A medida que nos seguimos alejando de la experiencia original, la botanofobia sigue perpetrando su camino de destrucción imparable en la selva inconsciente. Esto ocurre dentro de casa y, por supuesto, también fuera, en el jardín. Por eso hay que desbrozar y barrer las hojas secas. Y hay que podar con fuerza la hiedra, porque tememos que crezca demasiado y el peso acabe venciendo la pared. Además, no nos gusta que en el verano se oculten ahí toda clase de bichos. Nos dan miedo, sobre todo, los avisperos. Y luego está la parra, que a pesar de su belleza y el dulzor de las uvas, también atrae a las malditas avispas. Y hay que desmochar ese árbol. Las raíces levantan el pavimento y las ramas pueden golpear el tejado de la casa. Y mira por aquí, donde apenas penetran los rayos de sol en invierno, todo ese musgo, esa verdina que estropea los empedrados. Por favor, acaba con esas hierbas que no dejan de nacer por todas partes. ¿De dónde ha venido esta planta? No me importa cómo se llama, pero contempla esas flores hediondas, llenas de moscas y abejorros. Qué asco. Esto, más que un jardín, parece una selva... La verdad es que he sido testigo de un amplio catálogo de excentricidades, supersticiones y distintos razonamientos para justificar la necesidad de ciertas actuaciones.
En ocasiones los jardineros, ya sea en contra de nuestra voluntad o a favor de nuestro propio impulso destructivo, dejamos de lado nuestra faceta más creativa y volvemos a ser los verdugos de la vida salvaje.
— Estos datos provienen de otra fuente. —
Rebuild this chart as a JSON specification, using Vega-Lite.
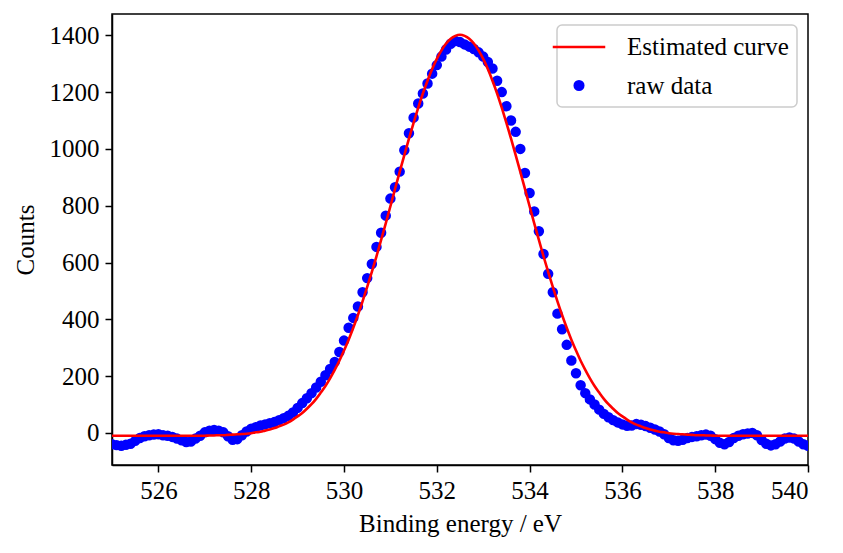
{
  "$schema": "https://vega.github.io/schema/vega-lite/v6.json",
  "width": 696,
  "height": 451,
  "autosize": {"type": "none"},
  "padding": {"left": 112, "top": 14, "right": 35, "bottom": 88},
  "background": "white",
  "config": {
    "font": "Liberation Serif",
    "view": {"stroke": "black", "strokeWidth": 1.5},
    "axis": {
      "grid": false, "domainColor": "black", "domainWidth": 1.5,
      "tickColor": "black", "tickWidth": 1.5, "tickSize": 7,
      "labelFont": "Liberation Serif", "labelFontSize": 25, "labelColor": "black",
      "titleFont": "Liberation Serif", "titleFontSize": 25, "titleFontWeight": "normal", "titleColor": "black",
      "labelPadding": 6
    },
    "legend": {
      "orient": "top-right", "offset": 11,
      "strokeWidth": 1.5, "labelFont": "Liberation Serif", "labelFontSize": 25, "labelColor": "black",
      "labelOffset": 34, "labelLimit": 400, "rowPadding": 13, "padding": 8, "cornerRadius": 5,
      "strokeColor": "#cccccc", "fillColor": "white", "symbolStrokeWidth": 2.6, "symbolOpacity": 1
    }
  },
  "datasets": {
    "raw": [
      {"energy":525.0,"counts":-40},{"energy":525.1,"counts":-43},{"energy":525.2,"counts":-45},{"energy":525.3,"counts":-42},{"energy":525.4,"counts":-38},
      {"energy":525.5,"counts":-28},{"energy":525.6,"counts":-18},{"energy":525.7,"counts":-12},{"energy":525.8,"counts":-8},{"energy":525.9,"counts":-6},
      {"energy":526.0,"counts":-5},{"energy":526.1,"counts":-8},{"energy":526.2,"counts":-10},{"energy":526.3,"counts":-14},{"energy":526.4,"counts":-20},
      {"energy":526.5,"counts":-26},{"energy":526.6,"counts":-32},{"energy":526.7,"counts":-30},{"energy":526.8,"counts":-20},{"energy":526.9,"counts":-10},
      {"energy":527.0,"counts":2},{"energy":527.1,"counts":8},{"energy":527.2,"counts":10},{"energy":527.3,"counts":8},{"energy":527.4,"counts":2},
      {"energy":527.5,"counts":-12},{"energy":527.6,"counts":-24},{"energy":527.7,"counts":-22},{"energy":527.8,"counts":-8},{"energy":527.9,"counts":5},
      {"energy":528.0,"counts":15},{"energy":528.1,"counts":20},{"energy":528.2,"counts":26},{"energy":528.3,"counts":30},{"energy":528.4,"counts":34},
      {"energy":528.5,"counts":38},{"energy":528.6,"counts":45},{"energy":528.7,"counts":52},{"energy":528.8,"counts":60},{"energy":528.9,"counts":72},
      {"energy":529.0,"counts":88},{"energy":529.1,"counts":105},{"energy":529.2,"counts":122},{"energy":529.3,"counts":140},{"energy":529.4,"counts":160},
      {"energy":529.5,"counts":180},{"energy":529.6,"counts":203},{"energy":529.7,"counts":225},{"energy":529.8,"counts":250},{"energy":529.9,"counts":285},
      {"energy":530.0,"counts":325},{"energy":530.1,"counts":370},{"energy":530.2,"counts":405},{"energy":530.3,"counts":445},{"energy":530.4,"counts":495},
      {"energy":530.5,"counts":545},{"energy":530.6,"counts":595},{"energy":530.7,"counts":655},{"energy":530.8,"counts":705},{"energy":530.9,"counts":765},
      {"energy":531.0,"counts":825},{"energy":531.1,"counts":865},{"energy":531.2,"counts":920},{"energy":531.3,"counts":995},{"energy":531.4,"counts":1055},
      {"energy":531.5,"counts":1110},{"energy":531.6,"counts":1160},{"energy":531.7,"counts":1195},{"energy":531.8,"counts":1230},{"energy":531.9,"counts":1265},
      {"energy":532.0,"counts":1295},{"energy":532.1,"counts":1325},{"energy":532.2,"counts":1350},{"energy":532.3,"counts":1370},{"energy":532.4,"counts":1380},
      {"energy":532.5,"counts":1376},{"energy":532.6,"counts":1368},{"energy":532.7,"counts":1360},{"energy":532.8,"counts":1352},{"energy":532.9,"counts":1340},
      {"energy":533.0,"counts":1325},{"energy":533.1,"counts":1306},{"energy":533.2,"counts":1283},{"energy":533.3,"counts":1240},{"energy":533.4,"counts":1200},
      {"energy":533.5,"counts":1150},{"energy":533.6,"counts":1100},{"energy":533.7,"counts":1060},{"energy":533.8,"counts":1000},{"energy":533.9,"counts":915},
      {"energy":534.0,"counts":845},{"energy":534.1,"counts":780},{"energy":534.2,"counts":710},{"energy":534.3,"counts":630},{"energy":534.4,"counts":560},
      {"energy":534.5,"counts":495},{"energy":534.6,"counts":420},{"energy":534.7,"counts":365},{"energy":534.8,"counts":310},{"energy":534.9,"counts":255},
      {"energy":535.0,"counts":210},{"energy":535.1,"counts":168},{"energy":535.2,"counts":140},{"energy":535.3,"counts":118},{"energy":535.4,"counts":100},
      {"energy":535.5,"counts":82},{"energy":535.6,"counts":67},{"energy":535.7,"counts":55},{"energy":535.8,"counts":45},{"energy":535.9,"counts":37},
      {"energy":536.0,"counts":30},{"energy":536.1,"counts":25},{"energy":536.2,"counts":26},{"energy":536.3,"counts":31},{"energy":536.4,"counts":29},
      {"energy":536.5,"counts":24},{"energy":536.6,"counts":18},{"energy":536.7,"counts":12},{"energy":536.8,"counts":5},{"energy":536.9,"counts":-5},
      {"energy":537.0,"counts":-18},{"energy":537.1,"counts":-26},{"energy":537.2,"counts":-28},{"energy":537.3,"counts":-24},{"energy":537.4,"counts":-18},
      {"energy":537.5,"counts":-14},{"energy":537.6,"counts":-12},{"energy":537.7,"counts":-8},{"energy":537.8,"counts":-6},{"energy":537.9,"counts":-10},
      {"energy":538.0,"counts":-22},{"energy":538.1,"counts":-35},{"energy":538.2,"counts":-40},{"energy":538.3,"counts":-32},{"energy":538.4,"counts":-18},
      {"energy":538.5,"counts":-10},{"energy":538.6,"counts":-5},{"energy":538.7,"counts":-2},{"energy":538.8,"counts":0},{"energy":538.9,"counts":-8},
      {"energy":539.0,"counts":-25},{"energy":539.1,"counts":-38},{"energy":539.2,"counts":-44},{"energy":539.3,"counts":-40},{"energy":539.4,"counts":-30},
      {"energy":539.5,"counts":-20},{"energy":539.6,"counts":-16},{"energy":539.7,"counts":-20},{"energy":539.8,"counts":-30},{"energy":539.9,"counts":-40},
      {"energy":540.0,"counts":-45}
    ],
    "fit": [
      {"energy":525.0,"counts":-10},{"energy":526.0,"counts":-10},{"energy":527.0,"counts":-10},{"energy":527.1,"counts":-9},{"energy":527.2,"counts":-9},
      {"energy":527.3,"counts":-8},{"energy":527.4,"counts":-8},{"energy":527.5,"counts":-7},{"energy":527.6,"counts":-6},{"energy":527.7,"counts":-5},
      {"energy":527.8,"counts":-4},{"energy":527.9,"counts":-3},{"energy":528.0,"counts":-1},{"energy":528.1,"counts":2},{"energy":528.2,"counts":4},
      {"energy":528.3,"counts":8},{"energy":528.4,"counts":12},{"energy":528.5,"counts":17},{"energy":528.6,"counts":23},{"energy":528.7,"counts":29},
      {"energy":528.8,"counts":37},{"energy":528.9,"counts":47},{"energy":529.0,"counts":58},{"energy":529.1,"counts":70},{"energy":529.2,"counts":85},
      {"energy":529.3,"counts":101},{"energy":529.4,"counts":120},{"energy":529.5,"counts":142},{"energy":529.6,"counts":165},{"energy":529.7,"counts":192},
      {"energy":529.8,"counts":222},{"energy":529.9,"counts":254},{"energy":530.0,"counts":290},{"energy":530.1,"counts":328},{"energy":530.2,"counts":370},
      {"energy":530.3,"counts":415},{"energy":530.4,"counts":463},{"energy":530.5,"counts":514},{"energy":530.6,"counts":567},{"energy":530.7,"counts":622},
      {"energy":530.8,"counts":680},{"energy":530.9,"counts":738},{"energy":531.0,"counts":798},{"energy":531.1,"counts":859},{"energy":531.2,"counts":919},
      {"energy":531.3,"counts":978},{"energy":531.4,"counts":1036},{"energy":531.5,"counts":1092},{"energy":531.6,"counts":1145},{"energy":531.7,"counts":1195},
      {"energy":531.8,"counts":1240},{"energy":531.9,"counts":1281},{"energy":532.0,"counts":1317},{"energy":532.1,"counts":1347},{"energy":532.2,"counts":1371},
      {"energy":532.3,"counts":1388},{"energy":532.4,"counts":1398},{"energy":532.5,"counts":1402},{"energy":532.6,"counts":1398},{"energy":532.7,"counts":1388},
      {"energy":532.8,"counts":1371},{"energy":532.9,"counts":1347},{"energy":533.0,"counts":1317},{"energy":533.1,"counts":1281},{"energy":533.2,"counts":1240},
      {"energy":533.3,"counts":1195},{"energy":533.4,"counts":1145},{"energy":533.5,"counts":1092},{"energy":533.6,"counts":1036},{"energy":533.7,"counts":978},
      {"energy":533.8,"counts":919},{"energy":533.9,"counts":859},{"energy":534.0,"counts":798},{"energy":534.1,"counts":738},{"energy":534.2,"counts":680},
      {"energy":534.3,"counts":622},{"energy":534.4,"counts":567},{"energy":534.5,"counts":514},{"energy":534.6,"counts":463},{"energy":534.7,"counts":415},
      {"energy":534.8,"counts":370},{"energy":534.9,"counts":328},{"energy":535.0,"counts":290},{"energy":535.1,"counts":254},{"energy":535.2,"counts":222},
      {"energy":535.3,"counts":192},{"energy":535.4,"counts":165},{"energy":535.5,"counts":142},{"energy":535.6,"counts":120},{"energy":535.7,"counts":101},
      {"energy":535.8,"counts":85},{"energy":535.9,"counts":70},{"energy":536.0,"counts":58},{"energy":536.1,"counts":47},{"energy":536.2,"counts":37},
      {"energy":536.3,"counts":29},{"energy":536.4,"counts":23},{"energy":536.5,"counts":17},{"energy":536.6,"counts":12},{"energy":536.7,"counts":8},
      {"energy":536.8,"counts":4},{"energy":536.9,"counts":2},{"energy":537.0,"counts":-1},{"energy":537.1,"counts":-3},{"energy":537.2,"counts":-4},
      {"energy":537.3,"counts":-5},{"energy":537.4,"counts":-6},{"energy":537.5,"counts":-7},{"energy":537.6,"counts":-8},{"energy":537.7,"counts":-8},
      {"energy":537.8,"counts":-9},{"energy":537.9,"counts":-9},{"energy":538.0,"counts":-10},{"energy":539.0,"counts":-10},{"energy":540.0,"counts":-10}
    ]
  },
  "layer": [
    {
      "data": {"name": "raw"},
      "mark": {"type": "point", "filled": true, "fill": "#0000ff", "fillOpacity": 1, "opacity": 1, "clip": true},
      "encoding": {
        "x": {"field": "energy", "type": "quantitative",
              "scale": {"domain": [525, 540], "nice": false, "zero": false},
              "axis": {"values": [526, 528, 530, 532, 534, 536, 538, 540], "title": "Binding energy / eV", "titlePadding": 8}},
        "y": {"field": "counts", "type": "quantitative",
              "scale": {"domain": [-113, 1475], "nice": false, "zero": false},
              "axis": {"values": [0, 200, 400, 600, 800, 1000, 1200, 1400], "format": "d", "title": "Counts", "titlePadding": 11}},
        "stroke": {"datum": "raw data", "type": "nominal",
                   "scale": {"domain": ["Estimated curve", "raw data"], "range": ["#ff0000", "#0000ff"]},
                   "legend": {"title": null}},
        "shape": {"datum": "raw data", "type": "nominal",
                  "scale": {"domain": ["Estimated curve", "raw data"], "range": ["M-2.1,0H2.1", "circle"]},
                  "legend": {"title": null}},
        "size": {"datum": "raw data", "type": "nominal",
                 "scale": {"type": "ordinal", "domain": ["Estimated curve", "raw data"], "range": [625, 72]},
                 "legend": {"title": null}}
      }
    },
    {
      "data": {"name": "fit"},
      "mark": {"type": "line", "color": "#ff0000", "strokeWidth": 2.6, "clip": true, "interpolate": "monotone"},
      "encoding": {
        "x": {"field": "energy", "type": "quantitative"},
        "y": {"field": "counts", "type": "quantitative"}
      }
    }
  ]
}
De un modo quizás más refinado y cruel, ya que muchas veces atendemos a criterios meramente estéticos o arquitectónicos, cumplimos el mismo papel que un agricultor que, para procurar el sustento de su familia, se encuentra en la obligación de limpiar y roturar un terreno en medio de la selva. Nuestra tarea quizás no se deba por entero a la búsqueda del sustento, sino que va un poco más allá, en cumplimiento del atroz trabajo de podar y arrancar las raíces de la aprensión humana hacia las plantas que hemos olvidado. El miedo, como sabemos, no es concebible sin la incomprensión del objeto que lo origina.
Al jardinero no le está permitido mostrar muchos remilgos en desempeñar estas pequeñas e ingratas labores. A todos nos desagrada el hecho de que algunas plantas muestren un crecimiento incontrolable o escapen del lugar que les hemos dado en el jardín custodiado. Este disgusto tiene su principio en el abandono de las formas de vida anteriores a la agricultura, cuando los recolectores no centraban su sustento en la productividad de una parcela de terreno más o menos limitada sino que llevaban a cabo un aprovechamiento integral de los distintos territorios, recorriendo a diario grandes distancias. En las sociedades agrarias más tempranas, las parcelas de tierra fértil hurtadas a la naturaleza salvaje, que reúnen unas condiciones idóneas para el cultivo de un puñado de plantas, todavía se encuentran rodeadas de un vasto espacio sin desbrozar. Lugares pedregosos e improductivos en los que, desde hace miles de años, sigue medrando una hermosa e irreductible flora salvaje. Y también el bosque, que ha quedado como símbolo de la libertad perdida y al que todavía podemos recurrir en busca de setas, plantas silvestres y otros recursos.
Este bosque no es ya la selva primaria e impenetrable, sino un espacio circular en el que todavía es posible un grado de convivencia entre especies distintas. En efecto, es circular, como el mundo o la esfera de una brújula, hasta donde puede abarcar la vista entre los troncos de los árboles, en contraposición a los caminos y las carreteras, que trazan líneas artificiales en la espesura.
Lo cierto es que estos reductos forestales se enfrentan cada vez más al olvido y a la ignorancia de las riquezas que ofrecen. Ni siquiera en las escuelas rurales, que pueden disfrutar de un entorno natural más complejo, se lleva a cabo un estudio serio de las plantas silvestres locales y los aprovechamientos que han brindado, durante generaciones, a los pobladores de una región determinada. Parece que la transmisión de los conocimientos botánicos tradicionales no puede tener lugar en el colegio. Salvo excepciones, los propios profesores muestran un desconocimiento y una falta de experiencia mayor que la de sus propios alumnos. La única esperanza es que los niños tengan la suerte de contar con algún familiar que les haya iniciado en el verdadero conocimiento de las plantas. Hay saberes que sólo se aprenden caminando por el bosque.